April Dembosky reports.
April Dembosky: Dan Flynn is an olive researcher at the University of California at Davis. He walks me through the campus olive orchards lined with Mission, Manzanillo and Kalamata trees.
Dan Flynn: Probably 25 different varieties that come from Spain, Italy, France, Greece.
He holds a sprig of olive leaves up to the sunlight. It looks just like an image you’d see on a bottle of olive oil in the supermarket. And it’s what’s inside those bottles that Dan Flynn is interested in. His researchers tested 19 brands of extra virgin olive oil to see just how virgin they really were. A panel of accredited tasters tested the oils first. And wo-thirds of imported oils that claimed to be extra virgin didn’t taste extra virgin.
Flynn: One could describe it as the taste of crayons, for example, or an old catcher’s mitt.

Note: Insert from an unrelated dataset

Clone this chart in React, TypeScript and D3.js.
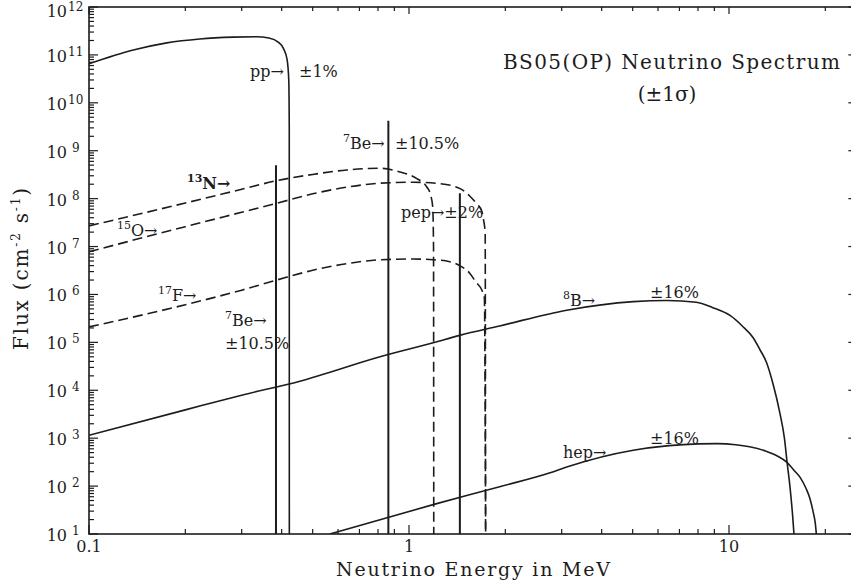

Next, researchers took the oils to the lab. They measured them against virginity standards set by European and Australian olive councils.
Flynn: We did a number of different chemistry tests, which can tell you whether the oil is oxidized, meaning it’s been exposed too much to heat, or light or age.
California oils did much better. Only 10 percent failed the test — but the study was funded by California growers. Companies who import olive oil to the U.S. are suspicious.
Bob Bauer is the president of the trade group that represents foreign producers. He’s especially wary of the taste test results.
Bob Bauer: The people who do this type of testing, they can readily tell if an oil is from the Mediterranean, from California, from Australia. Since they most likely knew who was paying for the test, it had to create some kind of bias.
As for the science, Bauer’s group has done their own chemical tests. He says his company’s labs in Spain found very few problems.
Sounds of beeping at a supermarket checkout line
All this fighting over virginity isn’t much help for consumers trying to decide which bottle to put in their grocery basket. There are no regulations governing the purity of olive oil.
Rayne Pegg: When you go down an olive oil aisle, there may be 40 different olive oils. And you’ve got to decide, is it worth paying the $16.99 versus the $9.99?
Rayne Pegg is with the U.S. Department of Agriculture. The agency wants to create consistency in the marketplace. So it will update its definitions of virgin and extra virgin olive oil this October.
Pegg: It creates a level playing field when marketing product. Processors can use this to certify that “what I’m selling you is what the label says on the front.”
But the new standards are voluntary. They only apply to companies that want to put the USDA seal of approval on their product. That’s not a big marketing plus for foreign olive oils who’ve come to rely on images of verdant olive groves or Tuscan villas on their label.
In Davis, Calif., I’m April Dembosky for Marketplace.